Say how many lines hold the string "Clone"; please write nothing but the number.

# # # # #

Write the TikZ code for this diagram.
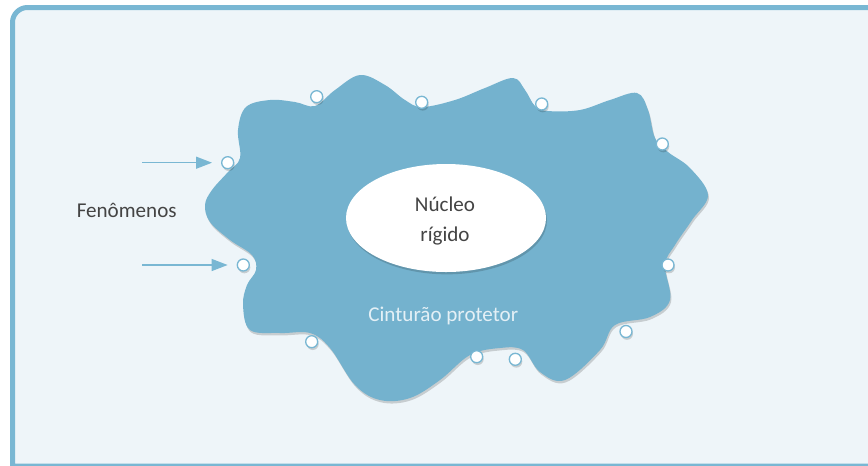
\documentclass[tikz,border=0pt]{standalone}
\usepackage{fontspec}
\setmainfont{Carlito}
\usetikzlibrary{arrows.meta,positioning,shapes.geometric,shadows}
\definecolor{framecol}{HTML}{79B7D3}
\definecolor{panelbg}{HTML}{EEF5F9}
\definecolor{blobcol}{HTML}{74B2CE}
\definecolor{inkgrey}{HTML}{444444}
\definecolor{beltink}{HTML}{E4F0F6}

\begin{document}
\begin{tikzpicture}[x=0.03cm, y=-0.03cm,
  every node/.style={font=\fontsize{18}{25.5}\selectfont},
  softshadow/.style={drop shadow={shadow xshift=0.03cm, shadow yshift=-0.07cm, fill=black, opacity=0.16}},
  vent/.style={circle, draw=framecol, line width=0.04cm, fill=white, minimum size=0.36cm, inner sep=0pt, softshadow},
  feed/.style={-{Triangle[length=0.48cm, width=0.36cm]}, framecol, line width=0.04cm, shorten >=0.27cm}]
\useasboundingbox (0,0) rectangle (868,465);
\fill[white] (0,0) rectangle (868,465);
\clip (0,0) rectangle (868,465);
\filldraw[draw=framecol, fill=panelbg, line width=0.15cm]
  (12.5,466) [rounded corners=0.45cm] -- (12.5,7.5) -- (900,7.5) [sharp corners] -- (900,466) -- cycle;
\fill[blobcol, softshadow] plot[smooth cycle, tension=0.6] coordinates {
  (238,130) (246,107) (270,100) (295,102) (315,106) (335,90) (360,75) (385,85)
  (405,100) (422,107) (455,100) (485,88) (513,78) (525,90) (535,106) (548,111)
  (580,110) (610,100) (637,93) (648,110) (655,138) (668,152) (690,168) (708,195)
  (692,220) (675,245) (665,265) (670,300) (650,317) (615,325) (600,350) (565,380)
  (540,372) (523,350) (500,348) (470,355) (440,380) (410,398) (380,400) (355,385)
  (330,348) (310,333) (280,333) (250,330) (243,305) (247,285) (256,270) (252,255)
  (230,240) (210,222) (205,205) (212,190) (228,172) (240,158)};
\foreach \k/\px/\py in {1/227.7/162.7, 2/316.7/96.7, 3/421.7/102.3, 4/541.7/104,
    5/662.3/144, 6/668/265, 7/626/331.5, 8/515.3/359.3, 9/476.7/356.7,
    10/311.7/341.7, 11/243.3/265} {
  \node[vent] (v\k) at (\px,\py) {};
}
\node[ellipse, fill=white, minimum width=6cm, minimum height=3.24cm, softshadow] (core) at (446,218) {};
\node[inkgrey, align=center, anchor=base] (coretext) at (445,241.7) {Núcleo\\rígido};
\node[beltink, anchor=base] (belt) at (443.3,321.7) {Cinturão protetor};
\node[inkgrey, anchor=base] (phen) at (126.7,217.7) {Fenômenos};
\coordinate (a1) at (142,162.7);
\coordinate (a2) at (142,265);
\draw[feed] (a1) -- (v1);
\draw[feed] (a2) -- (v11);
\end{tikzpicture}
\end{document}
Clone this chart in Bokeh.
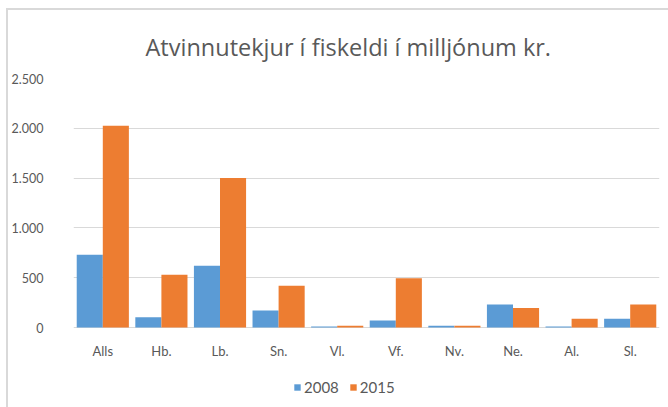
from bokeh.plotting import figure
from bokeh.models import FactorRange, Range1d, ColumnDataSource, Legend, LegendItem, Title, FixedTicker
from bokeh.core.properties import value
from bokeh.transform import dodge
from bokeh.embed import file_html
from bokeh.resources import INLINE

categories = ["Alls", "Hb.", "Lb.", "Sn.", "Vl.", "Vf.", "Nv.", "Ne.", "Al.", "Sl."]
v2008 = [730, 103, 620, 170, 10, 70, 18, 230, 10, 87]
v2015 = [2025, 530, 1500, 420, 18, 495, 18, 195, 87, 230]
y_ticks = [0, 500, 1000, 1500, 2000, 2500]
y_tick_labels = ["0", "500", "1.000", "1.500", "2.000", "2.500"]
series_names = ["2008", "2015"]
title_text = "Atvinnutekjur í fiskeldi í milljónum kr."

TXT = "#595959"
GRID = "#d9d9d9"
FONT = "Lato"

# layout: value area 249 px tall for 0..2500, frame extended 70 px below zero
# so that category labels and legend are drawn inside the frame
VAL_PX = 249
EXTRA_PX = 70
Y_MAX = y_ticks[-1]
units_per_px = Y_MAX / VAL_PX
y_start = -EXTRA_PX * units_per_px
label_y = -23 * units_per_px

src = ColumnDataSource(dict(cat=categories, a=v2008, b=v2015))

p = figure(frame_width=586, frame_height=VAL_PX + EXTRA_PX, x_range=FactorRange(*categories),
           y_range=Range1d(y_start, Y_MAX), output_backend="svg", toolbar_location=None,
           min_border_left=65, min_border_right=9, min_border_top=68, min_border_bottom=10,
           styles={"margin-left": "6px", "margin-top": "8px",
                   "border-left": "2px solid #d9d9d9", "border-top": "2px solid #d9d9d9"})
p.x_range.range_padding = 0

r1 = p.vbar(x=dodge("cat", -0.2225, range=p.x_range), top="a", width=0.445,
            source=src, color="#5B9BD5", line_color=None)
r2 = p.vbar(x=dodge("cat", 0.2225, range=p.x_range), top="b", width=0.445,
            source=src, color="#ED7D31", line_color=None)

# category labels below the zero line
p.text(x="cat", y=label_y, text="cat", source=src, text_align="center",
       text_baseline="middle", text_font=value(FONT), text_font_size="13px",
       text_color=TXT)

p.outline_line_color = None
p.xgrid.grid_line_color = None
p.xaxis.visible = False

yt = FixedTicker(ticks=y_ticks)
p.yaxis.ticker = yt
p.ygrid.ticker = yt
p.ygrid.grid_line_color = GRID
p.ygrid.grid_line_width = 1
p.yaxis.major_label_overrides = {t: l for t, l in zip(y_ticks, y_tick_labels)}
p.yaxis.axis_line_color = None
p.yaxis.major_tick_line_color = None
p.yaxis.minor_tick_line_color = None
p.yaxis.major_label_standoff = 24
p.yaxis.major_label_text_font_size = "12.5px"
p.yaxis.major_label_text_font = FONT
p.yaxis.major_label_text_color = TXT

p.add_layout(Title(text=title_text, align="left", offset=72, standoff=31,
                   text_font="Open Sans", text_font_size="23.5px", text_font_style="normal",
                   text_color=TXT), "above")

legend = Legend(items=[LegendItem(label=series_names[0], renderers=[r1]),
                       LegendItem(label=series_names[1], renderers=[r2])],
                orientation="horizontal", location=(220, 1),
                glyph_width=8, glyph_height=8, label_standoff=3, spacing=10,
                padding=0, margin=0, border_line_color=None, background_fill_alpha=0,
                label_text_font=FONT, label_text_font_size="15px", label_text_color=TXT)
p.add_layout(legend)

open("out.html", "w").write(file_html(p, INLINE))
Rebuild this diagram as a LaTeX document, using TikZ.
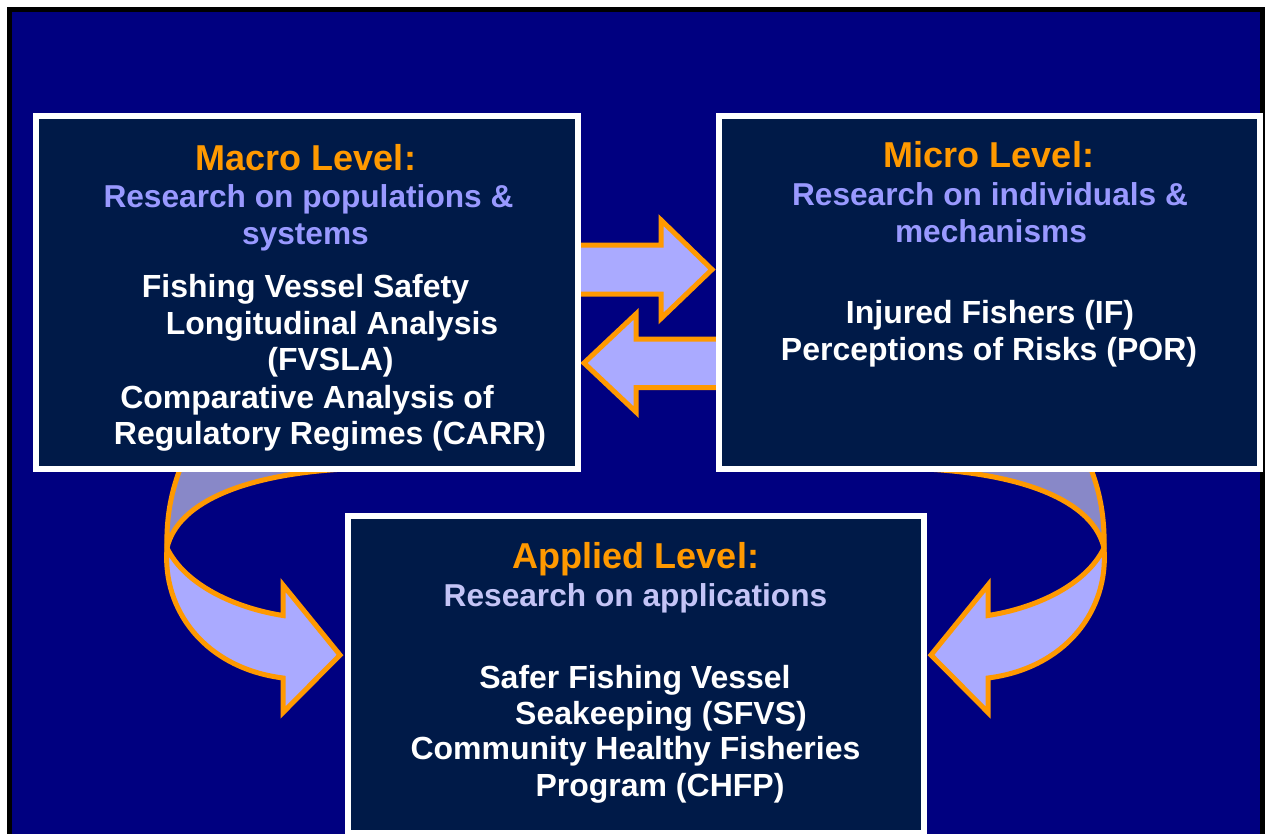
\documentclass[tikz,border=0pt]{standalone}
\usepackage{fontspec}
\setmainfont{Liberation Sans}

\definecolor{slidenavy}{HTML}{000080}
\definecolor{boxnavy}{HTML}{001A48}
\definecolor{levelorange}{HTML}{FF9900}
\definecolor{levellilac}{HTML}{9999FF}
\definecolor{appliedlilac}{HTML}{C4C4F6}
\definecolor{arrowlilac}{HTML}{AAAAFF}
\definecolor{arrowshade}{HTML}{8888C8}

\tikzset{
    levelbox/.style={draw=white, line width=4.5pt, fill=boxnavy, inner sep=0pt, outer sep=0pt},
    leveltitle/.style={text=levelorange, font=\fontsize{27}{32}\selectfont\bfseries, anchor=base, inner sep=0pt},
    levelsub/.style={text=levellilac, font=\fontsize{23.75}{28}\selectfont\bfseries, anchor=base, inner sep=0pt},
    project/.style={text=white, font=\fontsize{24}{28}\selectfont\bfseries, anchor=base, inner sep=0pt},
    arrowband/.style={draw=levelorange, line width=3.75pt, fill=arrowlilac, line join=miter},
}

% bent arrow round the left side, head pointing right
\newcommand{\bentarrow}{%
    \draw[arrowband, fill=arrowshade] (186,455) .. controls (172,485) and (166,515) .. (167,548)
        .. controls (178,500) and (250,474) .. (345,469) -- (345,455) -- cycle;
    \draw[arrowband] (167,548) .. controls (162,610) and (205,668) .. (283,678)
        -- (283,712.5) -- (340,655) -- (283,585) -- (283,615.5)
        .. controls (235,608) and (185,585) .. (167,548) -- cycle;
}

\begin{document}
\begin{tikzpicture}[x=0.75pt, y=-0.75pt]
    \useasboundingbox (0,0) rectangle (1265,833);
    \fill[white] (0,0) rectangle (1265,833);
    \fill[black] (7,7) rectangle (1265,850);
    \fill[slidenavy] (12,12) rectangle (1260,850);

    % curved arrows down to the applied level
    \bentarrow
    \begin{scope}[shift={(1271,0)}, xscale=-1]
        \bentarrow
    \end{scope}

    % arrows between macro and micro
    \draw[arrowband] (560,245) -- (661,245) -- (661,220) -- (712,269.5) -- (661,318.5) -- (661,294) -- (560,294) -- cycle;
    \draw[arrowband] (740,339) -- (636,339) -- (636,314) -- (584,363) -- (636,412) -- (636,387.5) -- (740,387.5) -- cycle;

    % the three boxes
    \node[levelbox, minimum width=406.5pt, minimum height=264.75pt] (macro) at (307,292.5) {};
    \node[levelbox, minimum width=405.75pt, minimum height=264.75pt] (micro) at (989.5,292.5) {};
    \node[levelbox, minimum width=432pt, minimum height=237.75pt] (applied) at (636,674.5) {};

    % macro level
    \node[leveltitle] (macrotitle) at (306,170.5) {Macro Level:};
    \node[levelsub] (macrosub) at (308.5,207.5) {Research on populations \&};
    \node[levelsub] (macrosubb) at (305.5,244.5) {systems};
    \node[project] (fvsla) at (305.5,297.5) {Fishing Vessel Safety};
    \node[project] (fvslab) at (332,334.5) {Longitudinal Analysis};
    \node[project] (fvslac) at (330.5,370) {(FVSLA)};
    \node[project] (carr) at (307,408) {Comparative Analysis of};
    \node[project] (carrb) at (330,444.5) {Regulatory Regimes (CARR)};

    % micro level
    \node[leveltitle] (microtitle) at (989,167.5) {Micro Level:};
    \node[levelsub] (microsub) at (990,205.5) {Research on individuals \&};
    \node[levelsub] (microsubb) at (991,242) {mechanisms};
    \node[project] (if) at (990,323) {Injured Fishers (IF)};
    \node[project] (por) at (989,360) {Perceptions of Risks (POR)};

    % applied level
    \node[leveltitle] (appliedtitle) at (636,568.5) {Applied Level:};
    \node[levelsub, text=appliedlilac] (appliedsub) at (635.5,606) {Research on applications};
    \node[project] (sfvs) at (635,688) {Safer Fishing Vessel};
    \node[project] (sfvsb) at (661,724.5) {Seakeeping (SFVS)};
    \node[project] (chfp) at (635.5,759.5) {Community Healthy Fisheries};
    \node[project] (chfpb) at (660,796.5) {Program (CHFP)};
\end{tikzpicture}
\end{document}
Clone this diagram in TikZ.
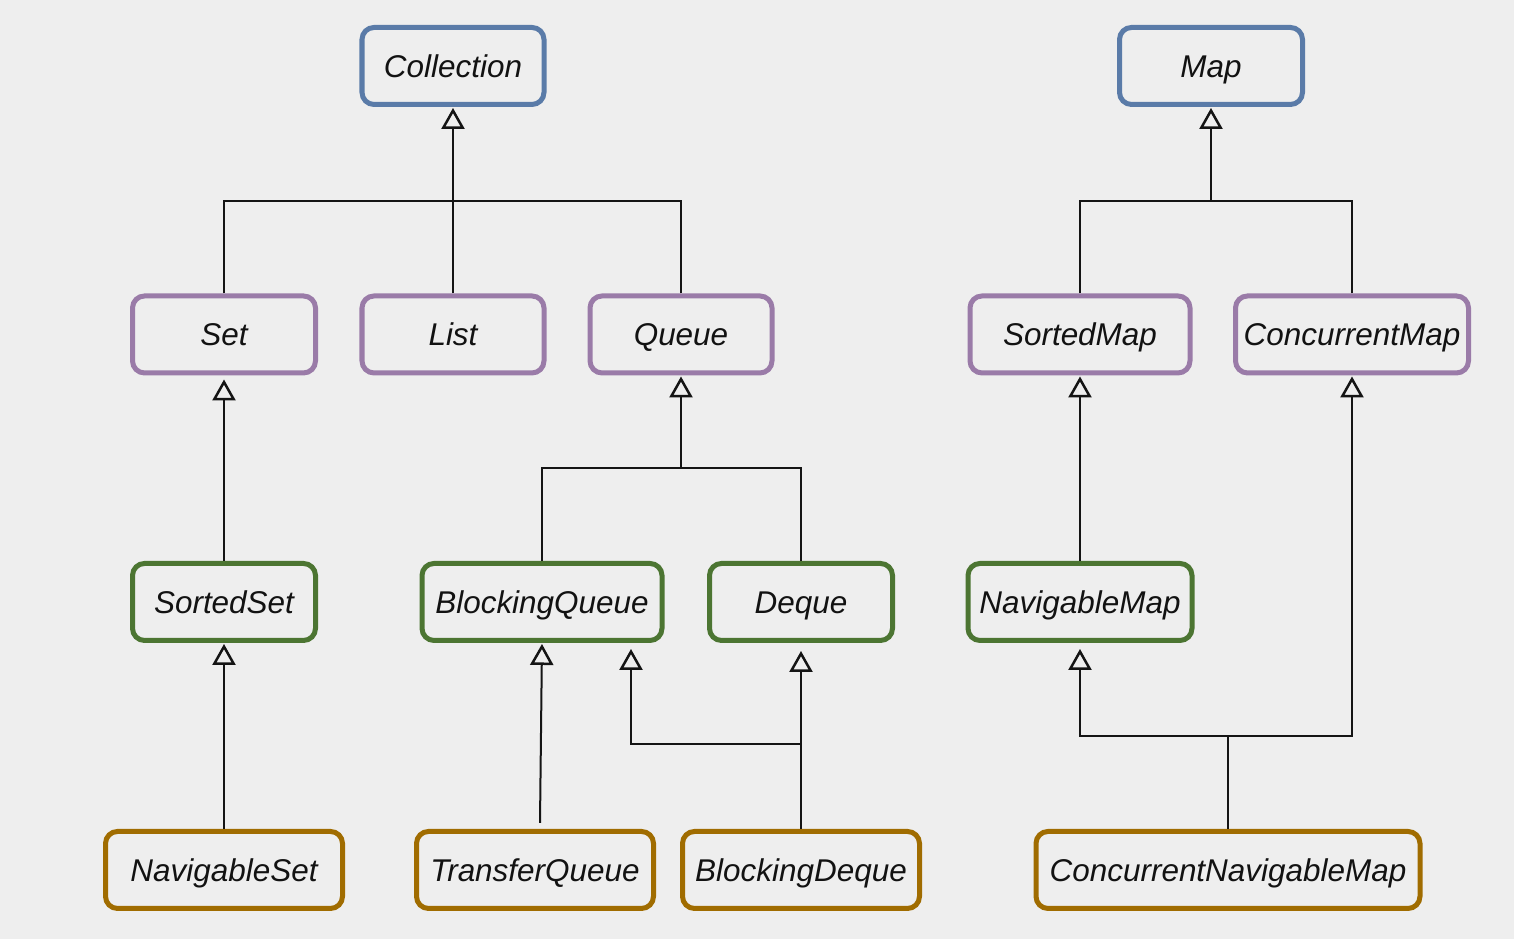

# # # # #

#### ANSWER TO THE TASK:
2